(What is expected) Print all entries word for word.

(Data entries)

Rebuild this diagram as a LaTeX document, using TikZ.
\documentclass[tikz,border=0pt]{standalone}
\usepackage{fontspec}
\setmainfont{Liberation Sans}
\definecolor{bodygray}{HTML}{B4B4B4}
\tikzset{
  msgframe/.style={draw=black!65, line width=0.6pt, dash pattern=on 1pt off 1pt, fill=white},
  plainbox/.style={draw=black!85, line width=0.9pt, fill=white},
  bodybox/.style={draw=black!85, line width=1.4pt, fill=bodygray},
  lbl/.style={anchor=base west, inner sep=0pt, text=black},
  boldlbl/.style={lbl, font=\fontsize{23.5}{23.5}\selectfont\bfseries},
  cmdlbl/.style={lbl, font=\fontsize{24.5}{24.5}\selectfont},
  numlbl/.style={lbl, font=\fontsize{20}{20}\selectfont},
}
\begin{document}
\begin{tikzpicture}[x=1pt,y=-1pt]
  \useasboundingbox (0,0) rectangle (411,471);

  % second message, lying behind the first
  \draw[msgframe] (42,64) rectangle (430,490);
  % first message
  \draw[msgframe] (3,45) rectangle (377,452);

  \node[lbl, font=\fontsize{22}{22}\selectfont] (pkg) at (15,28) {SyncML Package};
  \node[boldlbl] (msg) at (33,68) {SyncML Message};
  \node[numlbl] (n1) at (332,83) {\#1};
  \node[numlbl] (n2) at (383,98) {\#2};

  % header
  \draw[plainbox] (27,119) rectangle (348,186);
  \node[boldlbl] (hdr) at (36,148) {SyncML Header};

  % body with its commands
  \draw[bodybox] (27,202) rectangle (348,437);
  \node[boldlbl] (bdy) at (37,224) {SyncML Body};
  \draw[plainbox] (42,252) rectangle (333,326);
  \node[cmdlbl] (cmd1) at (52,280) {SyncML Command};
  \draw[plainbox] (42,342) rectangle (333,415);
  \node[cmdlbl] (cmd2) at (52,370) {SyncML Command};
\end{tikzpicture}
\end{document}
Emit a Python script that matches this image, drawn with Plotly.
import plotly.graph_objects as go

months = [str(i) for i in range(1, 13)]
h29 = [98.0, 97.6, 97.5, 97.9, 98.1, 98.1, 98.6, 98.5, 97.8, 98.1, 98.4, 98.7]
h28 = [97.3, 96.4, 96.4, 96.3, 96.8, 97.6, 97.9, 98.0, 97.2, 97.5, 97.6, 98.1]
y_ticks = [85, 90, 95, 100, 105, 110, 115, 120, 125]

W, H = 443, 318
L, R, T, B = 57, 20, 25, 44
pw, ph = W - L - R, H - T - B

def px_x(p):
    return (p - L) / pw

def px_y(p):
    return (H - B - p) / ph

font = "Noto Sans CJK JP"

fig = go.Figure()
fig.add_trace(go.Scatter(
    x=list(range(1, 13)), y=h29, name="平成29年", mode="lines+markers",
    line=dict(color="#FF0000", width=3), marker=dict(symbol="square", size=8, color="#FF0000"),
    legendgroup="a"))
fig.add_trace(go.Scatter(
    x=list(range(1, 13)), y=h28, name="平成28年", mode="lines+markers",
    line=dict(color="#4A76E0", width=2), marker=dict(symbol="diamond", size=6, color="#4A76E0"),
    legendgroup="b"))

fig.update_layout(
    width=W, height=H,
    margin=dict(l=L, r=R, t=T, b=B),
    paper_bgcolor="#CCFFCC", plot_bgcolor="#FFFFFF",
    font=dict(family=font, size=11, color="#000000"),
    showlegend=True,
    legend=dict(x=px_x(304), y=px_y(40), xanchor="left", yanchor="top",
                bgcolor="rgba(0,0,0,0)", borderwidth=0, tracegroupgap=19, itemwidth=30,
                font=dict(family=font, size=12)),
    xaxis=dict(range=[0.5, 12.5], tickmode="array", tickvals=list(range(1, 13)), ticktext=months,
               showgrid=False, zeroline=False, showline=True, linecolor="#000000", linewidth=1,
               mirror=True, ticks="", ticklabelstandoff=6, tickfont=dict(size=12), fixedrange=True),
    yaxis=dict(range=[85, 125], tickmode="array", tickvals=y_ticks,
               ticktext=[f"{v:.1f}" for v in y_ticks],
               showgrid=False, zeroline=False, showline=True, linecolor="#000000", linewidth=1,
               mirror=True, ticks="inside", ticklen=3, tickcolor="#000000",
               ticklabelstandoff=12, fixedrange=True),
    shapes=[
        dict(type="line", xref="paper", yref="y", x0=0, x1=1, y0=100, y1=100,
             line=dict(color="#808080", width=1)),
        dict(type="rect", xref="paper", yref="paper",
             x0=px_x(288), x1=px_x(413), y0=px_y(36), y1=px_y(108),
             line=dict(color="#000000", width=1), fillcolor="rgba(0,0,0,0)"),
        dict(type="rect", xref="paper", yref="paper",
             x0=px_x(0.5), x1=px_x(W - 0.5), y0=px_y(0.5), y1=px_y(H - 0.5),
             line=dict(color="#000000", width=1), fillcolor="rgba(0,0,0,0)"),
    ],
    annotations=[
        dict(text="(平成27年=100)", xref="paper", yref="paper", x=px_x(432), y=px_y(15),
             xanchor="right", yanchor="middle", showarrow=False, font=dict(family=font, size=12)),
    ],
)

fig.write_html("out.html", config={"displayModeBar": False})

(Answer to this problem)
Rebuild this diagram as a LaTeX document, using TikZ.
\documentclass[tikz,border=0pt]{standalone}
\usepackage{fontspec}
\setmainfont{Liberation Sans}
\definecolor{bodygray}{HTML}{B4B4B4}
\tikzset{
  msgframe/.style={draw=black!65, line width=0.6pt, dash pattern=on 1pt off 1pt, fill=white},
  plainbox/.style={draw=black!85, line width=0.9pt, fill=white},
  bodybox/.style={draw=black!85, line width=1.4pt, fill=bodygray},
  lbl/.style={anchor=base west, inner sep=0pt, text=black},
  boldlbl/.style={lbl, font=\fontsize{23.5}{23.5}\selectfont\bfseries},
  cmdlbl/.style={lbl, font=\fontsize{24.5}{24.5}\selectfont},
  numlbl/.style={lbl, font=\fontsize{20}{20}\selectfont},
}
\begin{document}
\begin{tikzpicture}[x=1pt,y=-1pt]
  \useasboundingbox (0,0) rectangle (411,471);

  % second message, lying behind the first
  \draw[msgframe] (42,64) rectangle (430,490);
  % first message
  \draw[msgframe] (3,45) rectangle (377,452);

  \node[lbl, font=\fontsize{22}{22}\selectfont] (pkg) at (15,28) {SyncML Package};
  \node[boldlbl] (msg) at (33,68) {SyncML Message};
  \node[numlbl] (n1) at (332,83) {\#1};
  \node[numlbl] (n2) at (383,98) {\#2};

  % header
  \draw[plainbox] (27,119) rectangle (348,186);
  \node[boldlbl] (hdr) at (36,148) {SyncML Header};

  % body with its commands
  \draw[bodybox] (27,202) rectangle (348,437);
  \node[boldlbl] (bdy) at (37,224) {SyncML Body};
  \draw[plainbox] (42,252) rectangle (333,326);
  \node[cmdlbl] (cmd1) at (52,280) {SyncML Command};
  \draw[plainbox] (42,342) rectangle (333,415);
  \node[cmdlbl] (cmd2) at (52,370) {SyncML Command};
\end{tikzpicture}
\end{document}
Emit a Python script that matches this image, drawn with Plotly.
import plotly.graph_objects as go

months = [str(i) for i in range(1, 13)]
h29 = [98.0, 97.6, 97.5, 97.9, 98.1, 98.1, 98.6, 98.5, 97.8, 98.1, 98.4, 98.7]
h28 = [97.3, 96.4, 96.4, 96.3, 96.8, 97.6, 97.9, 98.0, 97.2, 97.5, 97.6, 98.1]
y_ticks = [85, 90, 95, 100, 105, 110, 115, 120, 125]

W, H = 443, 318
L, R, T, B = 57, 20, 25, 44
pw, ph = W - L - R, H - T - B

def px_x(p):
    return (p - L) / pw

def px_y(p):
    return (H - B - p) / ph

font = "Noto Sans CJK JP"

fig = go.Figure()
fig.add_trace(go.Scatter(
    x=list(range(1, 13)), y=h29, name="平成29年", mode="lines+markers",
    line=dict(color="#FF0000", width=3), marker=dict(symbol="square", size=8, color="#FF0000"),
    legendgroup="a"))
fig.add_trace(go.Scatter(
    x=list(range(1, 13)), y=h28, name="平成28年", mode="lines+markers",
    line=dict(color="#4A76E0", width=2), marker=dict(symbol="diamond", size=6, color="#4A76E0"),
    legendgroup="b"))

fig.update_layout(
    width=W, height=H,
    margin=dict(l=L, r=R, t=T, b=B),
    paper_bgcolor="#CCFFCC", plot_bgcolor="#FFFFFF",
    font=dict(family=font, size=11, color="#000000"),
    showlegend=True,
    legend=dict(x=px_x(304), y=px_y(40), xanchor="left", yanchor="top",
                bgcolor="rgba(0,0,0,0)", borderwidth=0, tracegroupgap=19, itemwidth=30,
                font=dict(family=font, size=12)),
    xaxis=dict(range=[0.5, 12.5], tickmode="array", tickvals=list(range(1, 13)), ticktext=months,
               showgrid=False, zeroline=False, showline=True, linecolor="#000000", linewidth=1,
               mirror=True, ticks="", ticklabelstandoff=6, tickfont=dict(size=12), fixedrange=True),
    yaxis=dict(range=[85, 125], tickmode="array", tickvals=y_ticks,
               ticktext=[f"{v:.1f}" for v in y_ticks],
               showgrid=False, zeroline=False, showline=True, linecolor="#000000", linewidth=1,
               mirror=True, ticks="inside", ticklen=3, tickcolor="#000000",
               ticklabelstandoff=12, fixedrange=True),
    shapes=[
        dict(type="line", xref="paper", yref="y", x0=0, x1=1, y0=100, y1=100,
             line=dict(color="#808080", width=1)),
        dict(type="rect", xref="paper", yref="paper",
             x0=px_x(288), x1=px_x(413), y0=px_y(36), y1=px_y(108),
             line=dict(color="#000000", width=1), fillcolor="rgba(0,0,0,0)"),
        dict(type="rect", xref="paper", yref="paper",
             x0=px_x(0.5), x1=px_x(W - 0.5), y0=px_y(0.5), y1=px_y(H - 0.5),
             line=dict(color="#000000", width=1), fillcolor="rgba(0,0,0,0)"),
    ],
    annotations=[
        dict(text="(平成27年=100)", xref="paper", yref="paper", x=px_x(432), y=px_y(15),
             xanchor="right", yanchor="middle", showarrow=False, font=dict(family=font, size=12)),
    ],
)

fig.write_html("out.html", config={"displayModeBar": False})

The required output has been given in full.